A Thread of Hope

The Lombardi Arts and Humanities prayer flag project

Step outside on the podium level of Georgetown Lombardi Comprehensive Cancer Center and you will see nurses, physicians, staff members and patients seated at round picnic-style tables, enjoying lunch, coffee, conversation, or an escape from the day. Just beyond, your attention is drawn to strings of brightly colored, rectangular fabric pieces fluttering in the breeze. Hanging between large pillars, the strands mark the perimeter of a labyrinth painted on the concrete floor, where the mother of a cancer patient quietly walks the winding path.

The fabric squares overhead are adorned with simple inscriptions such as “love is the answer” or “never give up.” Some feature Bible verses, Buddhist mandalas, simple drawings or words of peace, hope and health.
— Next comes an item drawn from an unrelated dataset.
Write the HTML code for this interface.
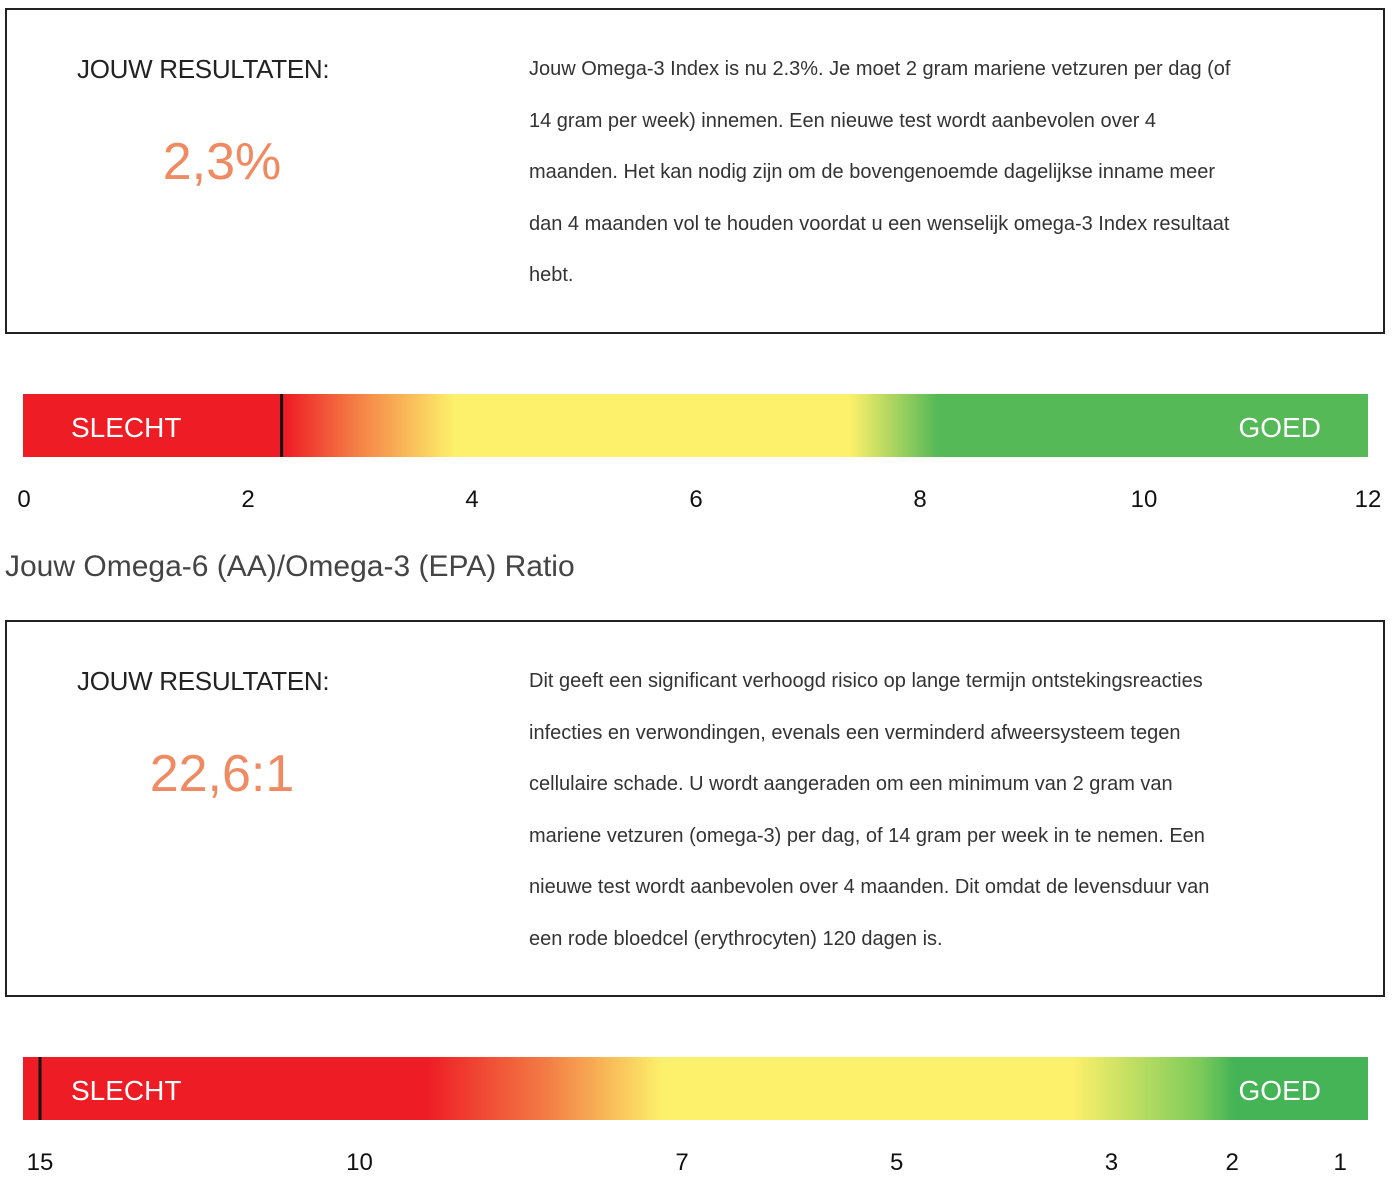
<!DOCTYPE html>
<html><head><meta charset="utf-8"><style>
body{margin:0;width:1392px;height:1201px;background:#fff;font-family:"Liberation Sans",sans-serif;color:#222;position:relative;overflow:hidden}
.box{position:absolute;left:5px;width:1380px;border:2px solid #222;box-sizing:border-box}
.h{position:absolute;left:70px;font-size:26px;color:#222;letter-spacing:-0.3px}
.num{position:absolute;left:60px;width:310px;text-align:center;font-size:52px;color:#ef8a62;font-weight:300}
.txt{position:absolute;left:522px;font-size:20px;line-height:51.5px;color:#333;white-space:nowrap}
.title{position:absolute;left:5px;top:550px;font-size:30px;color:#444}
svg{position:absolute;left:0;top:0}
</style></head><body>
<div class="box" style="top:8px;height:326px">
<div class="h" style="top:44px">JOUW RESULTATEN:</div>
<div class="num" style="top:122px">2,3%</div>
<div class="txt" style="top:34px">Jouw Omega-3 Index is nu 2.3%. Je moet 2 gram mariene vetzuren per dag (of<br>14 gram per week) innemen. Een nieuwe test wordt aanbevolen over 4<br>maanden. Het kan nodig zijn om de bovengenoemde dagelijkse inname meer<br>dan 4 maanden vol te houden voordat u een wenselijk omega-3 Index resultaat<br>hebt.</div>
</div>
<div class="title">Jouw Omega-6 (AA)/Omega-3 (EPA) Ratio</div>
<div class="box" style="top:620px;height:377px">
<div class="h" style="top:44px">JOUW RESULTATEN:</div>
<div class="num" style="top:122px">22,6:1</div>
<div class="txt" style="top:34px">Dit geeft een significant verhoogd risico op lange termijn ontstekingsreacties<br>infecties en verwondingen, evenals een verminderd afweersysteem tegen<br>cellulaire schade. U wordt aangeraden om een minimum van 2 gram van<br>mariene vetzuren (omega-3) per dag, of 14 gram per week in te nemen. Een<br>nieuwe test wordt aanbevolen over 4 maanden. Dit omdat de levensduur van<br>een rode bloedcel (erythrocyten) 120 dagen is.</div>
</div>
<svg width="1392" height="1201" id="s">
<defs>
<linearGradient id="g1" x1="0" x2="1">
<stop offset="0" stop-color="#ee1c25"/><stop offset="0.195" stop-color="#ee1c25"/>
<stop offset="0.245" stop-color="#f47a44"/><stop offset="0.32" stop-color="#fdf06a"/>
<stop offset="0.615" stop-color="#fdf06a"/><stop offset="0.68" stop-color="#55b957"/><stop offset="1" stop-color="#55b957"/>
</linearGradient>
<linearGradient id="g2" x1="0" x2="1">
<stop offset="0" stop-color="#ee1c25"/><stop offset="0.3" stop-color="#ee1c25"/>
<stop offset="0.39" stop-color="#f37d45"/><stop offset="0.475" stop-color="#fdf06a"/>
<stop offset="0.78" stop-color="#fdf06a"/><stop offset="0.875" stop-color="#7dcb5a"/><stop offset="0.9" stop-color="#45b456"/><stop offset="1" stop-color="#45b456"/>
</linearGradient>
</defs>
</svg>
<script>
const ticks1=[0,2,4,6,8,10,12];
const value1=2.3;
const ticks2=[15,10,7,5,3,2,1];
const value2=22.6;
const ns="http://www.w3.org/2000/svg",s=document.getElementById('s');
function mk(t,a,txt){const e=document.createElementNS(ns,t);for(const k in a)e.setAttribute(k,a[k]);if(txt!=null)e.textContent=txt;s.appendChild(e);return e;}
// gauge 1 linear scale
const x1=v=>24+v/12*1344;
// gauge 2 piecewise scale (domain breakpoints -> fraction)
const d2=[15,10,7,5,3,2,1],f2=[0,0.2381,0.4784,0.6384,0.7984,0.8884,0.9688];
function x2(v){v=Math.max(1,Math.min(15,v));for(let i=0;i<d2.length-1;i++){if(v<=d2[i]&&v>=d2[i+1]){const t=(d2[i]-v)/(d2[i]-d2[i+1]);return 40+1342*(f2[i]+t*(f2[i+1]-f2[i]));}}return 40;}
function gauge(y,grad,ticks,sx,val,name){
 let r=mk('rect',{x:23,y:y,width:1345,height:63,fill:'url(#'+grad+')'});
 
 
 let t=mk('text',{x:71,y:y+43,fill:'#fff','font-size':28},'SLECHT');
 
 
 t=mk('text',{x:1321,y:y+43,fill:'#fff','font-size':28,'text-anchor':'end'},'GOED');
 
 
 let mx=Math.max(24,Math.min(1366,sx(val)));
 let m=mk('rect',{x:mx-1.5,y:y,width:3,height:63,fill:'#111'});
 
 
 ticks.forEach(v=>{let e=mk('text',{x:sx(v),y:y+113,'font-size':24,fill:'#111','text-anchor':'middle'},String(v));
 
 });
}
gauge(394,'g1',ticks1,x1,value1,'omega3-gauge');
gauge(1057,'g2',ticks2,x2,value2,'ratio-gauge');
</script>
</body></html>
The prayer flags were installed this year by artist Lauren Kingsland through the Lombardi Arts and Humanities Program.

As a teenager, Kingsland was unable to engage in the type of activities that most young people enjoy. Seriously injured in an accident at 14, she spent time during her long recovery tending to her creative interests instead. Through the experience, she gained personal insight into the connection between the artistic process and healing. Art-making helped her get through a difficult period and put her on a future trajectory of helping others struggling to heal.

Now a professional artist with a master’s degree in applied healing arts, Kingsland is intimately involved with the cancer center’s arts program—an initiative launched in 1992 to introduce the arts as a tool for coping through self-expression. Kingsland spends two days a week at the cancer center engaging patients, family members and staff in art therapy in order to reduce stress and offer an alternative method of care and healing. She serves as a listening presence for those in the midst of challenging times.
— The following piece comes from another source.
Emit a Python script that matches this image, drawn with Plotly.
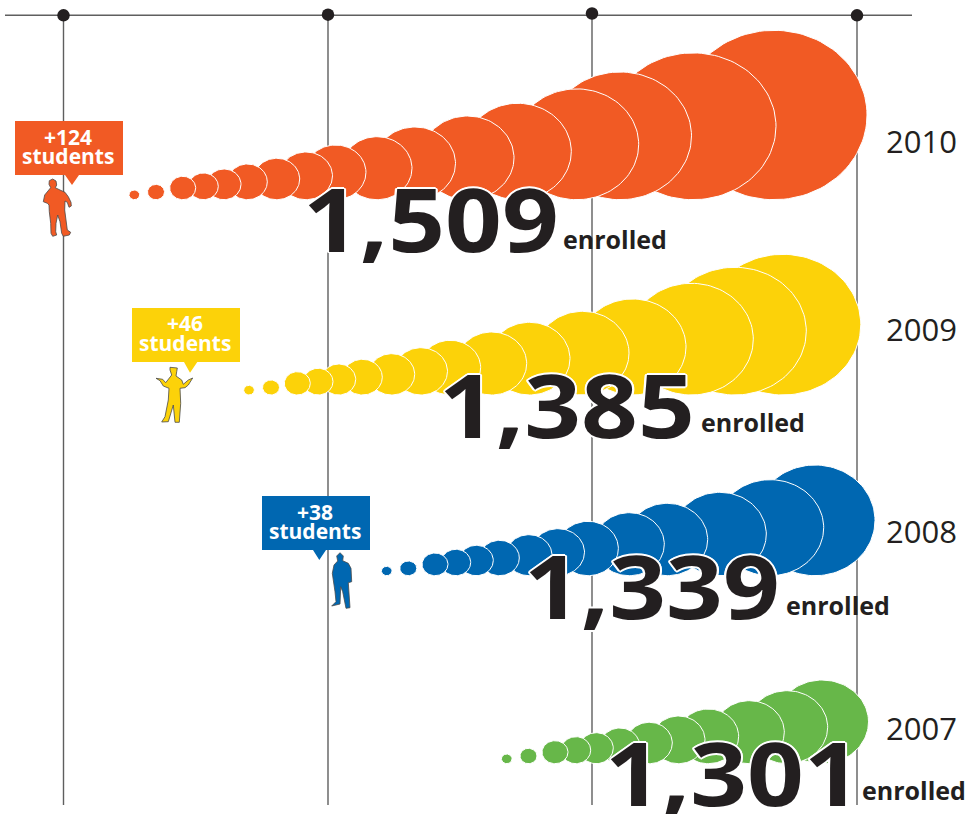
import numpy as np
import plotly.graph_objects as go

years = ["2010", "2009", "2008", "2007"]
enrolled = ["1,509", "1,385", "1,339", "1,301"]
gains = ["+124", "+46", "+38", ""]

widths_2010 = [10.7, 17, 26, 29.6, 34, 39.6, 46, 53, 60.7, 70, 81, 93, 107, 124, 143, 166, 186]
heights_2010 = [9.7, 15.3, 23.4, 26.7, 30.7, 35.7, 41.4, 47.7, 54.7, 63, 72.7, 83.7, 96.4, 110.8, 127.7, 146.8, 169.4]
centers_2010 = [134.3, 156, 182.7, 203.5, 224, 247.5, 276.7, 306, 335.6, 377, 415, 467.5, 517.8, 576.7, 620, 693, 774]

widths_2009 = [10.7, 17, 26, 29.6, 34, 39.6, 46, 53, 60.7, 70, 81, 93, 107, 124, 143, 156]
heights_2009 = [9.7, 15, 23.3, 26.7, 31, 35.7, 41.3, 47.3, 54.7, 63, 72.7, 83.7, 96, 111.7, 127.7, 140.7]
centers_2009 = [249, 271, 297.3, 318.2, 338.7, 362.5, 391.7, 421, 450.3, 491.7, 529.5, 582.5, 632.5, 691.3, 734.8, 782.8]

widths_2008 = [10.7, 17, 26, 29.6, 34, 39.6, 46, 53, 60.7, 70, 81, 93, 107, 120]
heights_2008 = [9.4, 14.7, 22.7, 26.4, 30.4, 35.4, 41, 47, 54.4, 63, 72.4, 83.4, 96, 110.7]
centers_2008 = [386.7, 408.3, 435, 455.9, 476.3, 499.5, 529, 558, 588, 629.3, 667.2, 719.8, 770.2, 815]

widths_2007 = [10.7, 17, 26, 29.6, 34, 39.6, 46, 53, 60.7, 70, 81, 93]
heights_2007 = [9.7, 15.4, 23, 27, 31, 35.7, 41.4, 47.7, 54.7, 63, 73, 83.7]
centers_2007 = [506.7, 528.5, 555, 575.9, 596.3, 619.9, 649.3, 678.5, 708.3, 749.3, 787.2, 822]

bubble_bottoms = [199.7, 395, 575.7, 763.7]
colors = ["#F15A24", "#FCD209", "#0067B1", "#67B749"]
INK = "#231F20"
RULE = "#5F5F5F"

axis_x = [63.5, 328, 592, 857]
axis_dot_y = [15.3, 14.7, 13.5, 15.3]

person_2010_x = [52.7, 56, 56.7, 55.3, 60, 65, 68.3, 71, 71.3, 69, 67.3, 65, 64.7, 66, 67.3, 70.7, 69.3, 63.3, 61.7, 60, 57.7, 56, 55.7, 56.7, 52.7, 51, 50.7, 49.3, 49, 47.3, 43.3, 44.7, 48.3, 50.7, 49, 49.3]
person_2010_y = [179, 181, 185, 187.7, 190, 192.3, 196.7, 202.3, 206, 207.3, 202.3, 201, 210, 218.3, 230, 232.3, 235, 236.3, 233.3, 221.7, 215, 223.3, 231.7, 235, 236.3, 233.3, 223.3, 211.7, 205, 203.3, 201.7, 195, 190, 187.7, 184.3, 180.7]
person_2009_x = [170, 177.3, 176.7, 176, 181.7, 183.3, 188.3, 192.7, 188.3, 185, 180, 180.7, 179.3, 175, 173.3, 168.3, 161.7, 165, 168.3, 169, 163.3, 160, 156, 162.7, 165.7, 170, 171.7, 170]
person_2009_y = [367.3, 368, 371.7, 376, 380, 384.3, 380, 378, 385, 387.7, 388.3, 403.3, 422.3, 422.3, 405, 421.7, 422, 416.7, 400, 388.3, 386, 380.7, 378.3, 379.3, 382.7, 377.3, 375, 370]
person_2008_x = [340, 343.3, 342.7, 348.3, 351, 351.7, 348.3, 349, 350, 346, 342.7, 340.7, 340, 331.7, 336, 335, 333.3, 332.3, 334, 337.7, 336.7]
person_2008_y = [552.7, 556, 560.7, 563.3, 568.3, 581.7, 582.7, 596.7, 607.7, 608.3, 591.7, 586.7, 604, 606, 601.7, 591.7, 581.7, 573.3, 565, 561, 556]

callout_2010_x = [15, 123, 123, 79, 72, 65, 15, 15]
callout_2010_y = [121, 121, 175, 175, 185, 175, 175, 121]
callout_2009_x = [132, 240, 240, 197.3, 190, 184, 132, 132]
callout_2009_y = [308, 308, 362, 362, 372.7, 362, 362, 308]
callout_2008_x = [262, 370, 370, 326, 319.3, 313, 262, 262]
callout_2008_y = [496, 496, 550, 550, 560, 550, 550, 496]

big_left = [301, 437, 522, 603]
big_mid = [217.5, 403.5, 585, 772.2]
word_left = [560.5, 699, 783.5, 860]
word_mid = [239, 422, 605, 790]
year_mid = [140.5, 329, 530.5, 727.5]
gain_x = [68, 185, 314.7]
gain_y = [136.7, 322.7, 511.7]
students_y = [155.7, 342.7, 530.7]

fig = go.Figure()

fig.add_trace(go.Scatter(x=[5, 912], y=[15.3, 15.3], mode="lines", line=dict(color=RULE, width=1.4), hoverinfo="skip"))
for x in axis_x:
    fig.add_trace(go.Scatter(x=[x, x], y=[15, 805], mode="lines", line=dict(color=RULE, width=1.4), hoverinfo="skip"))
fig.add_trace(go.Scatter(x=axis_x, y=axis_dot_y, mode="markers",
                         marker=dict(size=12.5, color=INK), hoverinfo="skip"))

t = np.linspace(0, 2 * np.pi, 121)
series = [
    (widths_2010, heights_2010, centers_2010),
    (widths_2009, heights_2009, centers_2009),
    (widths_2008, heights_2008, centers_2008),
    (widths_2007, heights_2007, centers_2007),
]
for (ws, hs, cs), bottom, color, year in zip(series, bubble_bottoms, colors, years):
    for w, h, c in reversed(list(zip(ws, hs, cs))):
        fig.add_trace(go.Scatter(
            x=c + w / 2 * np.cos(t), y=bottom - h / 2 + h / 2 * np.sin(t),
            mode="lines", fill="toself", fillcolor=color,
            line=dict(color="white", width=1), name=year, hoverinfo="skip"))

for xs, ys, color in [(callout_2010_x, callout_2010_y, colors[0]),
                      (callout_2009_x, callout_2009_y, colors[1]),
                      (callout_2008_x, callout_2008_y, colors[2])]:
    fig.add_trace(go.Scatter(x=xs, y=ys, mode="lines", fill="toself", fillcolor=color,
                             line=dict(width=0, color=color), hoverinfo="skip"))
for xs, ys, color in [(person_2010_x, person_2010_y, colors[0]),
                      (person_2009_x, person_2009_y, colors[1]),
                      (person_2008_x, person_2008_y, colors[2])]:
    fig.add_trace(go.Scatter(x=xs + xs[:1], y=ys + ys[:1], mode="lines", fill="toself", fillcolor=color,
                             line=dict(width=0.8, color="#4A4A4A"), hoverinfo="skip"))

HALO = ", ".join(f"{a}px {b}px 0 #fff" for a, b in
                 [(2, 0), (-2, 0), (0, 2), (0, -2), (1.5, 1.5), (-1.5, 1.5), (1.5, -1.5), (-1.5, -1.5)])
BODY = "Open Sans"
ann = []
for i in range(4):
    ann.append(dict(x=big_left[i], y=big_mid[i], text=f"<b>{enrolled[i]}</b>", xanchor="left", yanchor="middle",
                    showarrow=False, font=dict(family=BODY, size=88, color=INK, shadow=HALO)))
    ann.append(dict(x=word_left[i], y=word_mid[i], text="<b>enrolled</b>", xanchor="left", yanchor="middle",
                    showarrow=False, font=dict(family=BODY, size=25, color=INK)))
    ann.append(dict(x=883.5, y=year_mid[i], text=years[i], xanchor="left", yanchor="middle",
                    showarrow=False, font=dict(family=BODY, size=31, color=INK)))
for i in range(3):
    ann.append(dict(x=gain_x[i], y=gain_y[i], text=f"<b>{gains[i]}</b>", xanchor="center", yanchor="middle",
                    showarrow=False, font=dict(family=BODY, size=21, color="white")))
    ann.append(dict(x=gain_x[i], y=students_y[i], text="<b>students</b>", xanchor="center", yanchor="middle",
                    showarrow=False, font=dict(family=BODY, size=21, color="white")))

fig.update_layout(
    width=965, height=814, margin=dict(l=0, r=0, t=0, b=0),
    paper_bgcolor="white", plot_bgcolor="white", showlegend=False,
    xaxis=dict(range=[0, 965], visible=False, fixedrange=True),
    yaxis=dict(range=[814, 0], visible=False, fixedrange=True),
    annotations=ann,
)
STRETCH = """
document.body.style.margin='0';
document.querySelectorAll('.annotation-text').forEach(function (el) {
  if (parseFloat(el.style.fontSize) >= 80) {
    el.style.transformBox = 'fill-box';
    el.style.transformOrigin = 'left center';
    el.style.transform = 'scaleX(1.13)';
  }
});
"""
fig.write_html("out.html", config={"displayModeBar": False}, post_script=STRETCH)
“The prayer flag project for the labyrinth springs directly from the core ideas that get me up every day and give my life meaning,” says Kingsland. “My personal mission is to use fiber art as a tool for making something of beauty, for connecting deeply with our spiritual selves, and for fostering a community of wellness. What could be better than this project?”

Inscribing prayers on strands of cloth is an ancient practice that began in Nepal over 2000 years ago. Adopted from Tibetan Buddhists, these flags have grown from their original purpose and religious association and are now embraced by various religions and organizations throughout the world, says Kingsland.

She explains that within the Tibetan Buddhist religion, the flags are sacred objects with prayers block-printed onto colorful pieces of silk that are hung throughout the mountainside. As the flags age and begin disintegrating, the belief is that the wind will scatter the pieces throughout the land, and any area touched by them will become the recipient of the prayers inscribed upon them. While the Georgetown flags may not hang in a space as scenic as the Tibetan landscape, the roof of the hospital emergency room forming the connection between Lombardi and the School of Medicine is a location with meaning—and foot traffic.

Although the Georgetown project is non-denominational, it draws from the traditional Buddhist aim to benefit those who come in contact with the flags—both those who create the flags and those who view them.

Each patient, family member or staff person who chooses to participate in the project is given a colorful fabric square, markers, and the freedom to embellish it with a prayer, a drawing or anything of personal importance, says Kingsland. People have created over 150 flags so far, and the number continues to grow. The flags are approachable and meaningful to many.

“Articulating the desire for health, the desire for peace and making the prayer is important, and this is a non-sectarian way to do that while also being authentic. Because it’s tangible, those participating have deliberately chosen to express whatever they write on the flag, either for themselves, for others, or for the world at large,” says Kingsland.

Several unexpected benefits have emerged from the project, she adds. Creating a flag together offers an opportunity for a patient and their family members to jointly express their hope for healing. A mother of a gravely ill patient seized the occasion to not only make a flag with Kingsland but to also discuss the emotional toll the illness has taken. Perhaps most surprisingly for Kingsland, creating prayer flags has provided an outlet for those who have made it their profession to care for the ill—chief among them, nurses.

“I have seen a lot of nurses offer really heartfelt prayer for the health of their patients. Part of their training suggests that they create a little bit ofdistance between themselves and their patients for protection and self-preservation, so this has been a way to allow them that emotional connection with patients and to have some expression of it, in a safe and controlled way,” says Kingsland.

Ultimately, Kingsland views these flags as a vehicle for personal engagement and engagement with the creative self.

“Everyone’s interpretation of the request to create a flag offers a snapshot that captures the person in that moment and time,” she says. “Making the flag doesn’t necessarily change anything about the illness or the set of circumstances, but it does help people change how they think about the illness, and how they process it."